Go through the data below and gather each line containing "that".

_ _ _ _ _ _ _

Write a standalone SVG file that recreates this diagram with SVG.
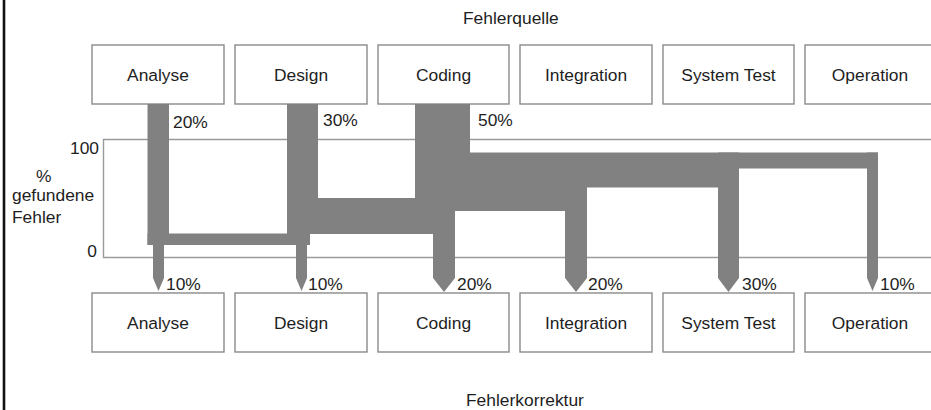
<svg xmlns="http://www.w3.org/2000/svg" width="931" height="410" viewBox="0 0 931 410">
  <style>
    text { font-family: "Liberation Sans", Arial, sans-serif; font-size: 17.4px; fill: #1e1e1e; }
    .box { fill: #ffffff; stroke: #8a8a8a; stroke-width: 1.4; }
    .lbl { text-anchor: middle; }
    .axis { fill: none; stroke: #9a9a9a; stroke-width: 1.4; }
    .flow { fill: #818181; stroke: none; }
  </style>

  <rect x="0" y="0" width="931" height="410" fill="#ffffff"/>
  <!-- left page rule -->
  <line x1="4" y1="0" x2="4" y2="410" stroke="#111111" stroke-width="2.6"/>

  <!-- headings -->
  <text x="463" y="24">Fehlerquelle</text>
  <text x="466" y="406">Fehlerkorrektur</text>

  <!-- chart frame and axis labels -->
  <g id="chart">
    <polyline class="axis" points="931,139.5 103.5,139.5 103.5,257.5 931,257.5"/>
    <text x="99" y="154" text-anchor="end">100</text>
    <text x="97" y="257" text-anchor="end">0</text>
    <text x="36" y="182">%</text>
    <text x="12" y="201">gefundene</text>
    <text x="12" y="223">Fehler</text>
  </g>

  <!-- phases where errors are introduced -->
  <g id="src-analyse"><rect class="box" x="92" y="45" width="132" height="59"/><text class="lbl" x="158" y="81">Analyse</text></g>
  <g id="src-design"><rect class="box" x="235" y="45" width="132" height="59"/><text class="lbl" x="301" y="81">Design</text></g>
  <g id="src-coding"><rect class="box" x="378" y="45" width="131" height="59"/><text class="lbl" x="443.5" y="81">Coding</text></g>
  <g id="src-integration"><rect class="box" x="520" y="45" width="132" height="59"/><text class="lbl" x="586" y="81">Integration</text></g>
  <g id="src-systemtest"><rect class="box" x="663" y="45" width="131" height="59"/><text class="lbl" x="728.5" y="81">System Test</text></g>
  <g id="src-operation"><rect class="box" x="805" y="45" width="132" height="59"/><text class="lbl" x="870" y="81">Operation</text></g>

  <!-- phases where errors are corrected -->
  <g id="fix-analyse"><rect class="box" x="92" y="293" width="132" height="59"/><text class="lbl" x="158" y="329">Analyse</text></g>
  <g id="fix-design"><rect class="box" x="235" y="293" width="132" height="59"/><text class="lbl" x="301" y="329">Design</text></g>
  <g id="fix-coding"><rect class="box" x="378" y="293" width="131" height="59"/><text class="lbl" x="443.5" y="329">Coding</text></g>
  <g id="fix-integration"><rect class="box" x="520" y="293" width="132" height="59"/><text class="lbl" x="586" y="329">Integration</text></g>
  <g id="fix-systemtest"><rect class="box" x="663" y="293" width="131" height="59"/><text class="lbl" x="728.5" y="329">System Test</text></g>
  <g id="fix-operation"><rect class="box" x="805" y="293" width="132" height="59"/><text class="lbl" x="870" y="329">Operation</text></g>

  <!-- error flow: inflows, carried bands and correction outflows -->
  <g id="connectors">
    <g class="flow">
      <rect x="147.5" y="104" width="21.5" height="141"/>
      <rect x="287" y="104" width="31" height="130"/>
      <rect x="415" y="104" width="55" height="107"/>
      <rect x="147.5" y="233.5" width="162.5" height="11.5"/>
      <rect x="287" y="198" width="146" height="36"/>
      <rect x="415" y="187" width="172" height="24"/>
      <rect x="415" y="168" width="324" height="19.5"/>
      <rect x="415" y="152.5" width="463" height="16"/>
      <polygon points="153,244 164,244 164,278 158.5,291 153,278"/>
      <polygon points="296,233 307,233 307,278 301.5,291 296,278"/>
      <polygon points="433,210 455,210 455,278 444,292 433,278"/>
      <polygon points="565,186 587,186 587,278 576,292 565,278"/>
      <polygon points="718,152.5 739,152.5 739,278 728.5,292 718,278"/>
      <polygon points="867,152.5 878,152.5 878,278 872.5,291 867,278"/>
    </g>
    <text x="173" y="128">20%</text>
    <text x="323" y="126">30%</text>
    <text x="478" y="126">50%</text>
    <text x="166" y="290">10%</text>
    <text x="308" y="290">10%</text>
    <text x="457" y="290">20%</text>
    <text x="588" y="290">20%</text>
    <text x="742" y="290">30%</text>
    <text x="880" y="290">10%</text>
  </g>
</svg>
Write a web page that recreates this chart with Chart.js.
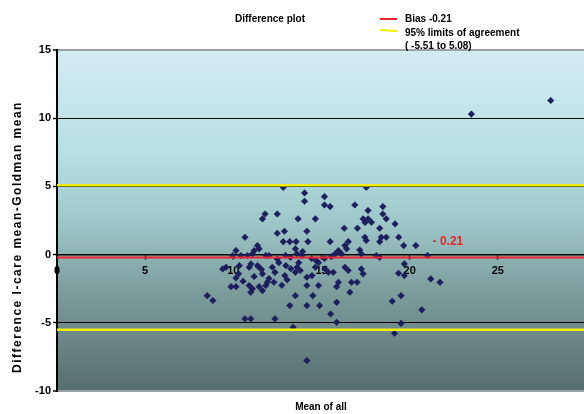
<!DOCTYPE html>
<html>
<head>
<meta charset="utf-8">
<title>Difference plot</title>
<script src="https://cdn.jsdelivr.net/npm/chart.js@4/dist/chart.umd.min.js"></script>
<style>
  html, body { margin: 0; padding: 0; background: #fff; overflow: hidden; }
  #frame { width: 584px; height: 414px; overflow: hidden; position: relative; }
  #box { width: 592px; height: 414px; position: absolute; left: 0; top: 0; }
</style>
</head>
<body>
<div id="frame"><div id="box"><canvas id="c"></canvas></div></div>
<script>
// Mean of the two methods (x) for each subject
const meanOfAll = [
  12.83, 17.54, 14.04, 14.04, 15.17, 15.17, 15.49, 16.89, 18.48, 17.64,
  18.48, 18.67, 11.80, 11.65, 12.49, 13.67, 14.65, 17.36, 17.64, 17.83,
  17.47, 19.17, 16.29, 17.04, 18.30, 10.66, 12.49, 12.90, 14.17, 17.46,
  17.54, 18.39, 18.67, 19.38, 12.83, 13.20, 13.56, 14.23, 15.49, 16.52,
  18.30, 19.66, 20.35, 11.37, 11.46, 11.18, 11.08, 16.33, 16.42, 15.96,
  15.77, 17.17, 17.26, 13.52, 13.61, 13.89, 12.96, 13.24, 18.11, 18.30,
  10.43, 10.80, 11.84, 21.01, 16.14, 10.15, 9.96, 15.56, 13.93, 12.02,
  12.49, 13.61, 13.80, 13.52, 14.65, 15.21, 15.39, 16.33, 16.52, 17.26,
  17.36, 19.70, 11.46, 11.65, 12.21, 10.90, 9.59, 9.40, 10.34, 11.00,
  10.15, 21.20, 21.72, 19.37, 9.87, 10.15, 10.90, 11.08, 10.99, 11.46,
  11.65, 11.84, 11.93, 12.30, 12.36, 14.17, 14.46, 14.17, 14.83, 13.52,
  14.51, 13.20, 14.17, 14.89, 15.52, 15.86, 10.66, 10.99, 12.36, 13.39,
  14.17, 15.86, 15.67, 15.96, 15.86, 16.70, 17.02, 16.61, 19.01, 19.51,
  20.69, 19.51, 19.14, 8.52, 8.84, 19.70, 23.50, 28.00, 11.37, 12.02,
  11.18, 12.58, 12.98, 13.26, 12.92, 13.71, 14.44, 14.83, 15.17, 10.55,
  11.60, 12.75, 10.30, 13.05, 14.70
];
// Difference I-care mean - Goldman mean (y) for each subject
const difference = [
  4.93, 4.93, 4.52, 3.91, 4.25, 3.64, 3.52, 3.64, 3.52, 3.23,
  2.98, 2.62, 2.98, 2.62, 2.98, 2.62, 2.62, 2.62, 2.62, 2.37,
  2.35, 2.25, 1.93, 1.93, 1.93, 1.27, 1.56, 1.71, 1.71, 1.27,
  1.03, 1.27, 1.27, 1.27, 0.95, 0.95, 0.95, 0.95, 0.95, 0.95,
  0.95, 0.66, 0.66, 0.66, 0.42, 0.29, 0.05, 0.66, 0.42, 0.29,
  0.05, 0.34, 0.05, 0.42, 0.05, -0.07, -0.07, -0.20, -0.07, -0.20,
  -0.07, -0.07, -0.07, -0.07, 0.05, 0.29, -0.07, -0.15, 0.22, -0.07,
  -0.32, -0.93, -1.17, -1.30, -0.93, -1.05, -1.30, -0.93, -1.17, -1.05,
  -1.41, -0.68, -0.93, -1.41, -0.93, -0.93, -0.93, -1.05, -0.81, -0.68,
  -1.71, -1.78, -2.03, -1.37, -2.35, -2.35, -2.27, -2.51, -2.76, -2.35,
  -2.64, -2.27, -2.03, -2.03, -1.30, -1.66, -1.54, -2.27, -2.27, -3.01,
  -3.01, -3.74, -3.74, -3.74, -4.35, -4.96, -4.71, -4.71, -4.71, -5.33,
  -7.77, -3.50, -1.30, -2.03, -2.35, -2.03, -2.03, -2.76, -3.42, -3.01,
  -4.05, -5.04, -5.77, -3.01, -3.37, -1.54, 10.30, 11.30, -0.81, -1.76,
  -1.61, -0.59, -0.81, -1.03, -1.54, -0.59, -0.29, -0.59, -0.29, -1.95,
  -1.10, -2.25, -1.40, -1.85, -0.45
];

const bias = -0.21;
const upperLimit = 5.08;
const lowerLimit = -5.51;

const xRange = [0, 30];
const yRange = [-10, 15];
const tickStep = 5;

const points = meanOfAll.map((m, i) => ({ x: m, y: difference[i] }));
const hLine = v => xRange.map(x => ({ x: x, y: v }));

const FONT = 'Arial, "Liberation Sans", sans-serif';

// Gradient plot-area fill, drawn under the grid
const plotBackground = {
  id: 'plotBackground',
  beforeDraw(chart) {
    const { ctx, chartArea: a } = chart;
    const g = ctx.createLinearGradient(0, a.top, 0, a.bottom);
    g.addColorStop(0, '#d3ecf3');
    g.addColorStop(0.3, '#b6e0e4');
    g.addColorStop(0.5, '#9fc8ca');
    g.addColorStop(0.7, '#7e9e9e');
    g.addColorStop(1, '#566e6d');
    ctx.save();
    ctx.fillStyle = g;
    ctx.fillRect(a.left, a.top, a.right - a.left, a.bottom - a.top);
    ctx.restore();
  }
};

// Titles, legend and the bias label
const chartText = {
  id: 'chartText',
  afterDraw(chart) {
    const { ctx, scales } = chart;
    ctx.save();
    ctx.fillStyle = '#000';
    ctx.textBaseline = 'middle';

    ctx.font = 'bold 10px ' + FONT;
    ctx.textAlign = 'center';
    ctx.fillText('Difference plot', 270, 19);

    ctx.fillText('Mean of all', 321, 407);

    ctx.save();
    ctx.translate(18, 237);
    ctx.rotate(-Math.PI / 2);
    ctx.font = 'bold 12px ' + FONT;
    ctx.letterSpacing = '1.5px';
    ctx.fillText('Difference I-care mean-Goldman mean', 0, 0);
    ctx.restore();

    // legend
    ctx.textAlign = 'left';
    ctx.font = 'bold 10px ' + FONT;
    ctx.lineWidth = 2;
    ctx.strokeStyle = '#e8262b';
    ctx.beginPath(); ctx.moveTo(380, 19); ctx.lineTo(397, 19); ctx.stroke();
    ctx.strokeStyle = '#f2ee00';
    ctx.beginPath(); ctx.moveTo(380, 30); ctx.lineTo(397, 31); ctx.stroke();
    ctx.fillText('Bias ' + bias.toFixed(2), 405, 19);
    ctx.fillText('95% limits of agreement', 405, 33);
    ctx.fillText('( ' + lowerLimit.toFixed(2) + ' to ' + upperLimit.toFixed(2) + ')', 405, 46);

    // bias value beside its line
    ctx.fillStyle = '#e8262b';
    ctx.font = 'bold 12px ' + FONT;
    ctx.fillText('- ' + Math.abs(bias).toFixed(2), scales.x.getPixelForValue(21.3), scales.y.getPixelForValue(bias + 1.15));
    ctx.restore();
  }
};

new Chart(document.getElementById('c'), {
  type: 'scatter',
  data: {
    datasets: [
      {
        label: 'Bias',
        data: hLine(bias),
        showLine: true,
        borderColor: '#e8262b',
        borderWidth: 2,
        pointRadius: 0,
        order: 0
      },
      {
        label: 'Upper limit of agreement',
        data: hLine(upperLimit),
        showLine: true,
        borderColor: '#f2ee00',
        borderWidth: 2.5,
        pointRadius: 0,
        order: 0
      },
      {
        label: 'Lower limit of agreement',
        data: hLine(lowerLimit),
        showLine: true,
        borderColor: '#f2ee00',
        borderWidth: 2.5,
        pointRadius: 0,
        order: 0
      },
      {
        label: 'Difference',
        data: points,
        pointStyle: 'rectRot',
        pointRadius: 3.3,
        backgroundColor: '#1c1f5c',
        borderColor: '#1c1f5c',
        borderWidth: 0.5,
        order: 1
      }
    ]
  },
  options: {
    responsive: true,
    maintainAspectRatio: false,
    animation: false,
    events: [],
    layout: { padding: { left: 0, right: 2, top: 50, bottom: 23 } },
    plugins: { legend: { display: false }, tooltip: { enabled: false }, title: { display: false } },
    scales: {
      x: {
        type: 'linear',
        position: { y: 0 },
        min: xRange[0],
        max: xRange[1],
        ticks: {
          stepSize: tickStep,
          color: '#000',
          font: { family: FONT, size: 11, weight: 'bold' },
          padding: 6,
          maxRotation: 0,
          callback: v => (v >= xRange[1] ? '' : String(v))
        },
        grid: { drawOnChartArea: false, drawTicks: true, tickLength: 4, tickColor: '#000', tickWidth: 1.5 },
        border: { display: true, color: '#000', width: 1.5 }
      },
      y: {
        type: 'linear',
        min: yRange[0],
        max: yRange[1],
        afterFit(scale) { scale.width = 57; },
        ticks: {
          stepSize: tickStep,
          color: '#000',
          font: { family: FONT, size: 11, weight: 'bold' },
          padding: 2
        },
        grid: {
          color: c => (c.tick && (c.tick.value === yRange[0] || c.tick.value === yRange[1]) ? '#9aa4a6' : '#000'),
          lineWidth: c => (c.tick && (c.tick.value === yRange[0] || c.tick.value === yRange[1]) ? 2 : 1),
          tickLength: 4,
          tickColor: '#000',
          tickWidth: 1.5
        },
        border: { display: true, color: '#000', width: 2 }
      }
    }
  },
  plugins: [plotBackground, chartText]
});
</script>
</body>
</html>
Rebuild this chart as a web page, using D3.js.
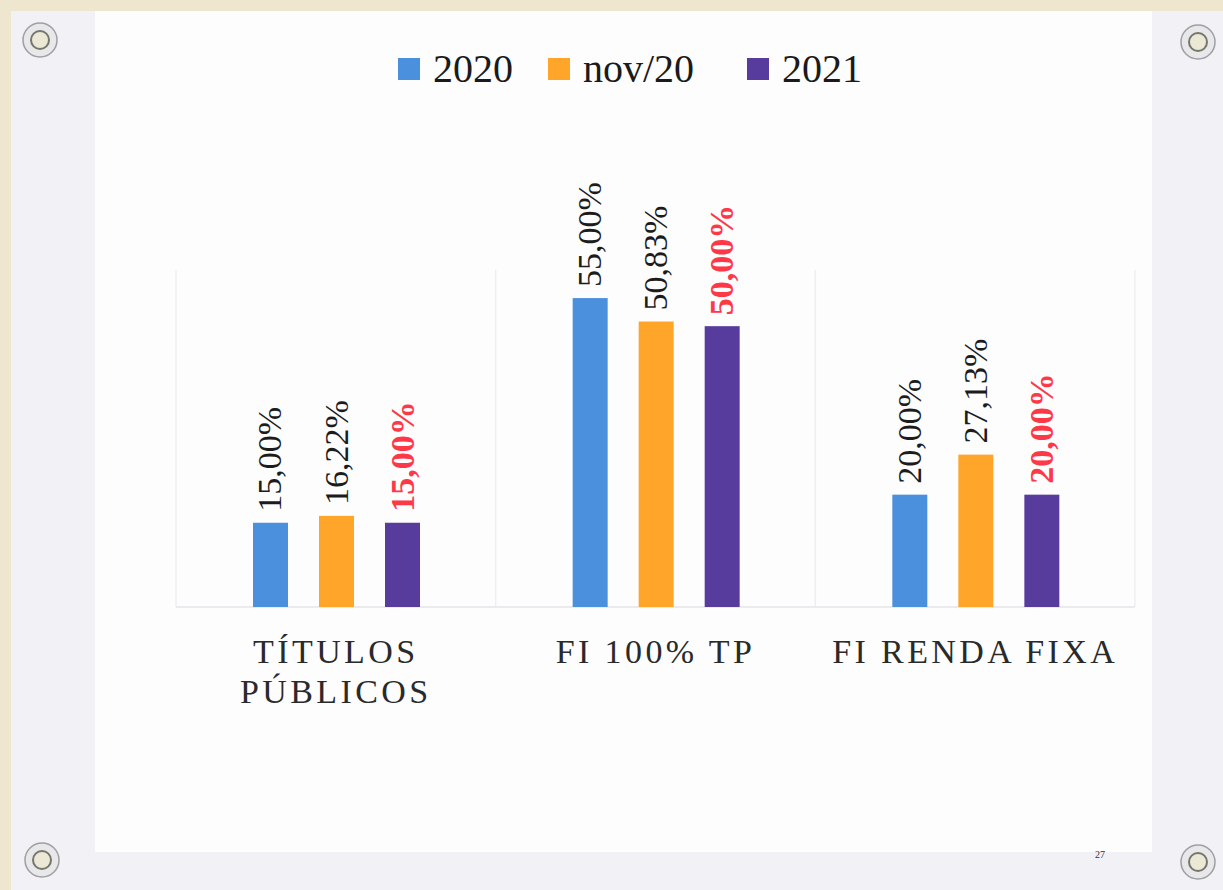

_ _ _ _ _ _ _

Answer below>
Write a standalone SVG file that recreates this diagram with SVG.
Write a web page that recreates this chart with Chart.js.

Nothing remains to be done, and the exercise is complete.